**Data extract:**

● ● ●

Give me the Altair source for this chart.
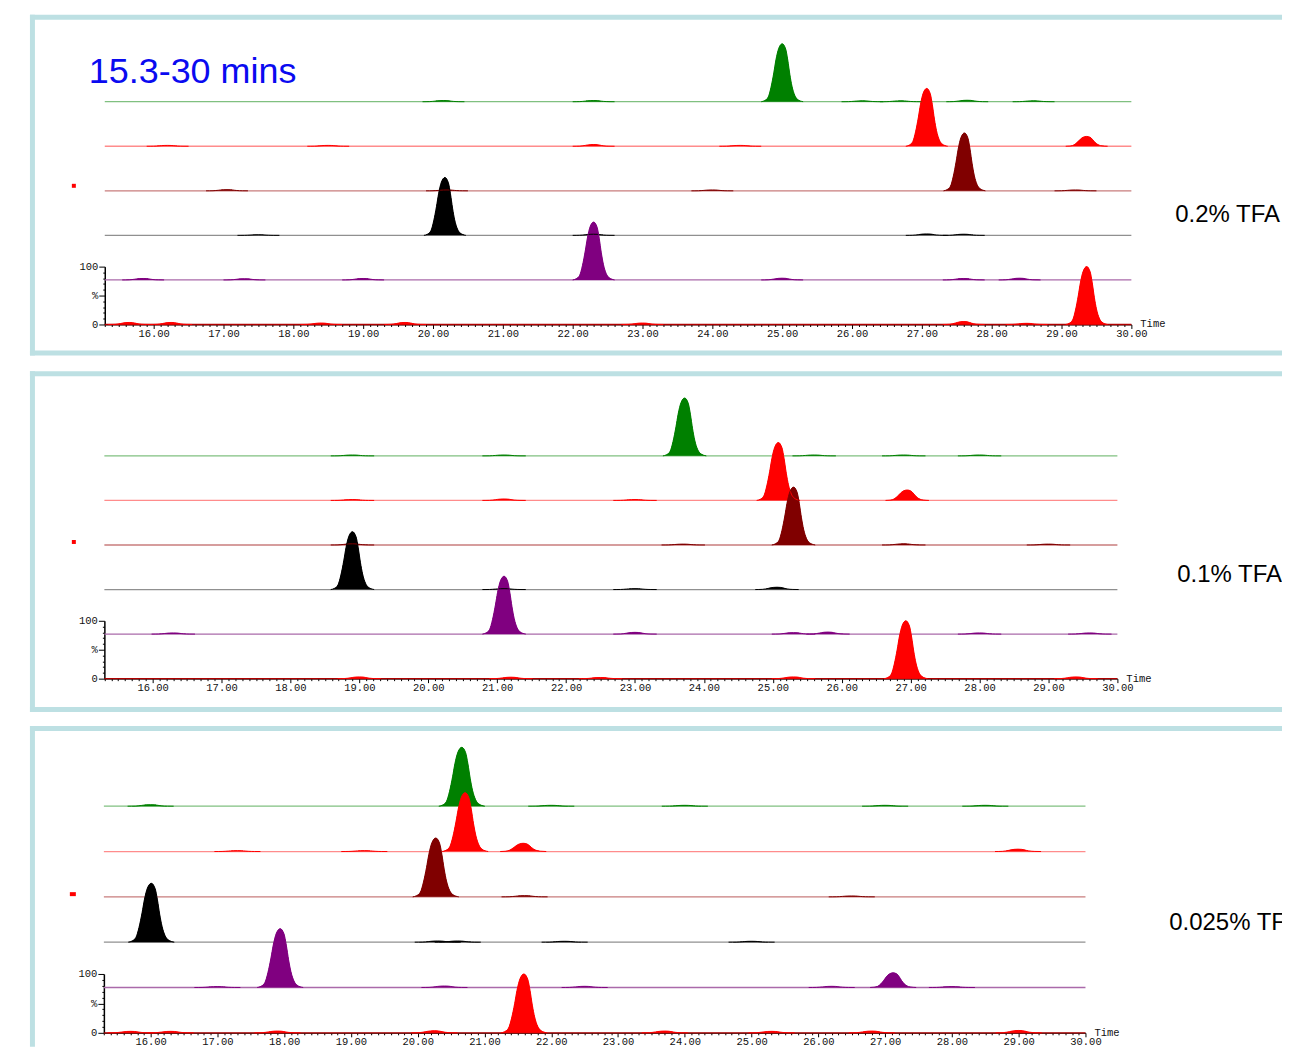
import altair as alt
import pandas as pd

# --- data ----------------------------------------------------------------
TRACE_NAMES = ["t0", "t1", "t2", "t3", "t4", "t5"]
TRACE_COLORS = ["#008000", "#ff0000", "#800000", "#000000", "#800080", "#ff0000"]
BASE_COLORS = ["#80c080", "#ff8c8c", "#c87c7c", "#909090", "#aa6aaa", "#b00000"]
OFFSETS = [385, 308, 231, 154, 77, 0]   # stacking offset of each trace, in %

# shape of one peak (minutes from apex, fraction of apex height)
PROFILE_T = [-0.30, -0.25, -0.20, -0.16, -0.12, -0.09, -0.05, 0.0,
             0.05, 0.08, 0.11, 0.14, 0.18, 0.22, 0.30]
PROFILE_H = [0.0, 0.02, 0.08, 0.25, 0.50, 0.72, 0.92, 1.0,
             0.91, 0.72, 0.47, 0.27, 0.11, 0.04, 0.0]

# 0.2% TFA
P1_TRACE = [0, 0, 0, 0, 0, 0, 0,
            1, 1, 1, 1, 1, 1,
            2, 2, 2, 2, 2,
            3, 3, 3, 3, 3,
            4, 4, 4, 4, 4, 4, 4,
            5, 5, 5, 5, 5, 5, 5, 5]
P1_RT = [25.00, 20.15, 22.30, 26.15, 26.70, 27.65, 28.60,
         27.07, 29.36, 22.30, 16.20, 18.50, 24.40,
         27.61, 17.05, 20.20, 24.00, 29.20,
         20.17, 22.30, 27.07, 27.60, 17.50,
         22.30, 15.85, 17.30, 19.00, 25.00, 27.60, 28.40,
         29.36, 15.65, 16.25, 18.40, 19.60, 23.00, 27.60, 28.50]
P1_HT = [100, 2, 2, 1.5, 1.5, 2.5, 1.5,
         100, 17, 3, 1.5, 1.5, 1.5,
         100, 2, 1.5, 1.5, 1.5,
         100, 2, 2.5, 2, 1,
         100, 2.5, 2, 2.5, 3, 2.5, 3,
         100, 3.5, 3.5, 2.5, 3.5, 2.5, 5, 2]

# 0.1% TFA
P2_TRACE = [0, 0, 0, 0, 0, 0,
            1, 1, 1, 1, 1,
            2, 2, 2, 2, 2,
            3, 3, 3, 3,
            4, 4, 4, 4, 4, 4, 4,
            5, 5, 5, 5, 5, 5]
P2_RT = [23.72, 18.90, 21.10, 25.60, 26.90, 28.00,
         25.08, 26.95, 21.10, 18.90, 23.00,
         25.30, 18.90, 23.70, 26.90, 29.00,
         18.90, 25.06, 21.10, 23.00,
         21.10, 16.30, 23.00, 25.30, 25.80, 28.00, 29.60,
         26.93, 19.00, 21.20, 22.50, 25.30, 29.40]
P2_HT = [100, 1.5, 1.5, 1.5, 1.5, 1.5,
         100, 18, 2.5, 1.5, 1.5,
         100, 2, 1.5, 2, 1.5,
         100, 4, 1.5, 1.5,
         100, 2, 3, 2.5, 3.5, 2, 2,
         100, 3, 2.5, 2, 3, 3]

# 0.025% TFA
P3_TRACE = [0, 0, 0, 0, 0, 0,
            1, 1, 1, 1, 1,
            2, 2, 2,
            3, 3, 3, 3, 3,
            4, 4, 4, 4, 4, 4, 4,
            5, 5, 5, 5, 5, 5, 5, 5, 5]
P3_RT = [20.66, 16.00, 22.00, 24.00, 27.00, 28.50,
         20.71, 21.58, 28.99, 17.30, 19.20,
         20.27, 21.60, 26.50,
         16.01, 20.30, 20.60, 22.20, 25.00,
         17.94, 27.12, 17.00, 20.40, 22.50, 26.20, 28.00,
         21.59, 15.70, 16.30, 17.90, 20.25, 23.70, 25.30, 26.80, 29.00]
P3_HT = [100, 2.5, 1.5, 1.5, 1.5, 1.5,
         100, 14, 4, 1.5, 1.5,
         100, 2, 1.5,
         100, 2, 2, 1.5, 1.5,
         100, 25, 1.5, 2.5, 2, 2, 1.5,
         100, 2.5, 2.5, 3, 3.5, 3, 2.5, 3, 4]

PEAK_WIDTH = [1.0, 1.05, 1.15]
LABELS = ["0.2% TFA", "0.1% TFA", "0.025% TFA"]
X_TICKS = [round(15.3 + 0.1 * i, 1) for i in range(148)]
Y_TICKS = [0, 10, 20, 30, 40, 50, 60, 70, 80, 90, 100]

# --- layout (pixels inside each panel) -----------------------------------
W = 1277
PANEL_H = [356, 356, 328]
X_RANGE = [[97, 1126], [96.6, 1112], [96.1, 1080]]
Y_RANGE = [[316, 258], [315, 257], [314, 255]]
BOX = [(24.5, 8, 344.5), (24.5, 9.5, 346), (24.5, 9, None)]
LABEL_POS = [(1170, 213), (1172, 218), (1164, 211)]
SQUARE = [(64, 175, 4, 4), (64, 176, 4, 4), (62, 173, 6, 4)]
BORDER = "#bde0e3"
BIG_FONT = "Liberation Sans, Arial, sans-serif"
SMALL_FONT = "Liberation Mono, DejaVu Sans Mono, monospace"


def peak_table(traces, rts, hts, width):
    rows = []
    for pid, (tr, rt, ht) in enumerate(zip(traces, rts, hts)):
        for dt, frac in zip(PROFILE_T, PROFILE_H):
            rows.append({"pid": pid, "trace": TRACE_NAMES[tr],
                         "t": rt + dt * width,
                         "v": OFFSETS[tr] + ht * frac,
                         "base": OFFSETS[tr]})
    return pd.DataFrame(rows)


def panel(k, traces, rts, hts):
    H = PANEL_H[k]
    xscale = alt.Scale(domain=[15.3, 30], range=X_RANGE[k], nice=False, zero=False)
    yscale = alt.Scale(domain=[0, 100], range=Y_RANGE[k], nice=False, zero=False)
    is_int = "abs(datum.value - round(datum.value)) < 0.01"
    xaxis = alt.Axis(
        values=X_TICKS, title=None, grid=False, labelFlush=False, labelOverlap=False,
        labelExpr=f"{is_int} ? format(datum.value, '.2f') : ''",
        tickSize={"condition": {"test": is_int, "value": 4}, "value": 2},
        offset=-(H - Y_RANGE[k][0]), labelPadding=0,
        labelFont=SMALL_FONT, labelFontSize=10.5, labelColor="#111",
        domainColor="#000", tickColor="#000", domainWidth=1, tickWidth=1,
    )
    y_major = "datum.value == 0 || datum.value == 50 || datum.value == 100"
    yaxis = alt.Axis(
        values=Y_TICKS, title=None, grid=False, labelOverlap=False,
        labelExpr="datum.value == 0 ? '0' : datum.value == 50 ? '%' : datum.value == 100 ? '100' : ''",
        tickSize={"condition": {"test": y_major, "value": 6}, "value": 2},
        offset=-X_RANGE[k][0], labelPadding=1,
        labelFont=SMALL_FONT, labelFontSize=10.5, labelColor="#111",
        domainColor="#000", tickColor="#000", domainWidth=1.5, tickWidth=1,
    )

    peaks = peak_table(traces, rts, hts, PEAK_WIDTH[k])
    bases = pd.DataFrame({"trace": TRACE_NAMES, "base": OFFSETS})

    area = alt.Chart(peaks).mark_area(interpolate="monotone").encode(
        x=alt.X("t:Q", scale=xscale, axis=xaxis),
        y=alt.Y("v:Q", scale=yscale, axis=yaxis),
        y2="base:Q",
        fill=alt.Fill("trace:N", scale=alt.Scale(domain=TRACE_NAMES, range=TRACE_COLORS),
                      legend=None),
        detail="pid:N",
    )
    outline = alt.Chart(peaks).mark_line(interpolate="monotone", strokeWidth=1).encode(
        x=alt.X("t:Q", scale=xscale, axis=xaxis),
        y=alt.Y("v:Q", scale=yscale, axis=yaxis),
        color=alt.Color("trace:N", scale=alt.Scale(domain=TRACE_NAMES, range=TRACE_COLORS),
                        legend=None),
        detail="pid:N",
    )
    baseline = alt.Chart(bases).mark_rule(strokeWidth=1.3).encode(
        x=alt.X(datum=15.3, scale=xscale, axis=xaxis),
        x2=alt.X2(datum=30),
        y=alt.Y("base:Q", scale=yscale, axis=yaxis),
        stroke=alt.Stroke("trace:N", scale=alt.Scale(domain=TRACE_NAMES, range=BASE_COLORS),
                          legend=None),
    )
    time_lbl = alt.Chart().mark_text(
        text="Time", align="left", baseline="middle", dx=9,
        font=SMALL_FONT, fontSize=10.5, color="#111",
    ).encode(x=alt.X(datum=30, scale=xscale, axis=xaxis),
             y=alt.Y(datum=0, scale=yscale, axis=yaxis))

    left, top, bottom = BOX[k]
    box = [
        alt.Chart().mark_rule(color=BORDER, strokeWidth=5).encode(
            x=alt.value(left - 2.5), x2=alt.value(W), y=alt.value(top)),
        alt.Chart().mark_rule(color=BORDER, strokeWidth=5).encode(
            x=alt.value(left), y=alt.value(top - 2.5),
            y2=alt.value(H if bottom is None else bottom + 2.5)),
    ]
    if bottom is not None:
        box.append(alt.Chart().mark_rule(color=BORDER, strokeWidth=5).encode(
            x=alt.value(left - 2.5), x2=alt.value(W), y=alt.value(bottom)))

    lx, ly = LABEL_POS[k]
    label = alt.Chart().mark_text(
        text=LABELS[k], align="left", baseline="alphabetic",
        font=BIG_FONT, fontSize=24, color="#000", clip=True,
    ).encode(x=alt.value(lx), y=alt.value(ly))

    sx, sy, sw, sh = SQUARE[k]
    square = alt.Chart().mark_rect(color="#ff0000").encode(
        x=alt.value(sx), x2=alt.value(sx + sw), y=alt.value(sy), y2=alt.value(sy + sh))

    layers = [area] + box + [baseline, area, outline, time_lbl, label, square]
    if k == 0:
        layers.append(alt.Chart().mark_text(
            text="15.3-30 mins", align="left", baseline="alphabetic",
            font=BIG_FONT, fontSize=36, color="#0a0af0",
        ).encode(x=alt.value(81), y=alt.value(74)))

    return alt.layer(*layers).properties(width=W, height=H)


p1 = panel(0, P1_TRACE, P1_RT, P1_HT)
p2 = panel(1, P2_TRACE, P2_RT, P2_HT)
p3 = panel(2, P3_TRACE, P3_RT, P3_HT)

chart = alt.vconcat(p1, p2, p3, spacing=0, padding=0).configure_view(strokeWidth=0)

chart.save("out.html", embed_options={"renderer": "svg", "actions": False})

● ● ●

**What is expected:**
Write out exactly the lines between the start of the data and the line with "OFFSETS = [385, 308, 231, 154, 77, 0]", including both, but none of the pictures.

**Written solution:**
Give me the Altair source for this chart.
import altair as alt
import pandas as pd

# --- data ----------------------------------------------------------------
TRACE_NAMES = ["t0", "t1", "t2", "t3", "t4", "t5"]
TRACE_COLORS = ["#008000", "#ff0000", "#800000", "#000000", "#800080", "#ff0000"]
BASE_COLORS = ["#80c080", "#ff8c8c", "#c87c7c", "#909090", "#aa6aaa", "#b00000"]
OFFSETS = [385, 308, 231, 154, 77, 0]   # stacking offset of each trace, in %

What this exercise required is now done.